UPS and FedEx get a lot of parking tickets. Millions of dollars a year in parking tickets. They both have accounts with the city, and pay the fines off in bulk.
The same happens all over the country in congested urban areas. For the delivery companies, it’s just the cost of doing business. San Francisco might as well say: Okay, for $1 million a year, in advance, you can park anywhere you want.
The drivers don’t care; they don’t pay the fees. The companies don’t care either; they just tack that on to what they charge their customers.
So: Neighbors for a Better San Francisco just got fined $54,000 for violating campaign finance laws in the Chesa Boudin recall. You think a group funded by billionaires, with almost unlimited resources, that spent almost $5 million on the recall, cares in the least?
You think Jay Cheng, its director, who suffered little consequences from his arrest on a rape charge, cares in the least? He’s not paying, any more than the UPS drivers are paying.
The billionaires got what they wanted, the recall of Boudin, and so it cost them an extra $50K. Just the cost of doing business.
In fact, the group agreed to the fine as part of a plea deal:
Neighbors for a Better San Francisco and its leader Jay Cheng have agreed to pay the five-figure sum to settle a case brought against them by investigators for the San Francisco Ethics Commission, according to a copy of the settlement released Monday. The investigation found that Neighbors and Cheng failed to disclose $100,833 in payments to a consulting firm that spearheaded media relations efforts for the recall campaign.
It also examined the more than $175,000 that a nonprofit linked to Neighbors paid now-District Attorney Brooke Jenkins to work as a consultant while she volunteered for the recall campaign, but did not sustain any wrongdoing related to her income.
This is why campaign-finance laws aren’t working. If you have a lot of money, there are no consequences.

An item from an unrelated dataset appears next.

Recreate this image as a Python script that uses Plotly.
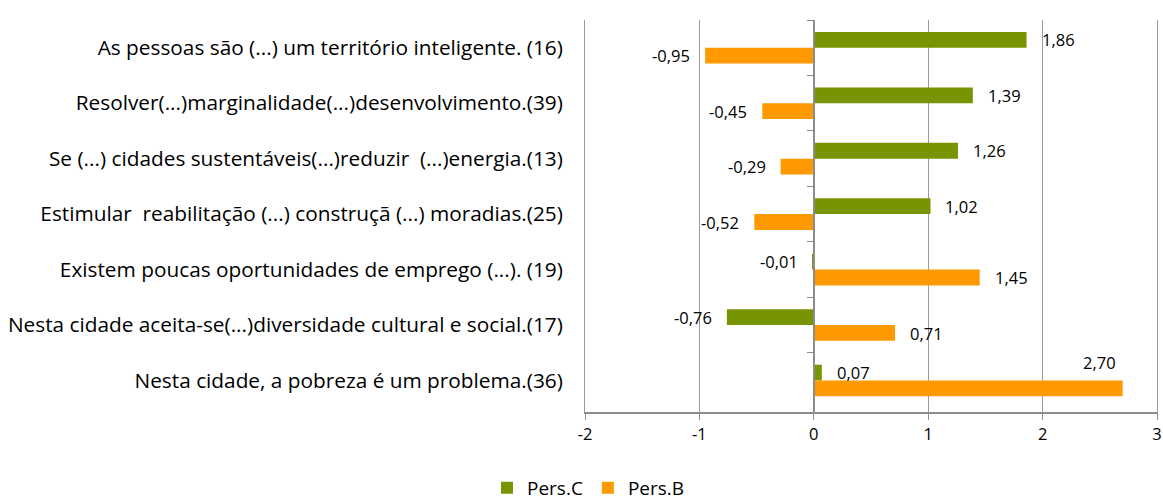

Under San Francisco’s Campaign and Governmental Conduct Code, anyone who intentionally violates local ethics laws
shall be guilty of a misdemeanor and upon conviction thereof shall be punished by a fine of not more than $5,000 for each violation or by imprisonment in the County jail for a period of not more than six months or by both such fine and imprisonment.
But as Jon Golinger, an expert on campaign finance laws and a former prosecutor, told me, “those criminal cases are very hard to prove, as they should be.” You have to demonstrate intent, which is tough.
There are, on the other hand, solutions the city could consider. “You could add some zeros to the fines,” Golinger said. At the very least, he said, the fine should equal or exceed the amount of money in question, which in this case was more than $100,000.
There’s another approach he suggested, too: Anyone who is guilty of a serious campaign-finance or disclosure violation could be put on the equivalent of probation, that is, The Ethics Commission would step up monitoring of all future activities by that group or individual.
Violators could also be banned from applying for or winning city contract or some permits.
Also: While it’s difficult for a prosecutor to get a search warrant unless there’s reason to believe a felony has been committed, the Office of the Inspector General, which a fall ballot measure would create, would have the power to issue subpoenas. That might help demonstrate how much of this was intentional—or done with no concern whatsoever for the laws, since the fine will just be a tiny price to pay for influencing and election.
Maybe someone else has another idea—but the reality is, like the parking tickets for UPS, what we are doing now isn’t working.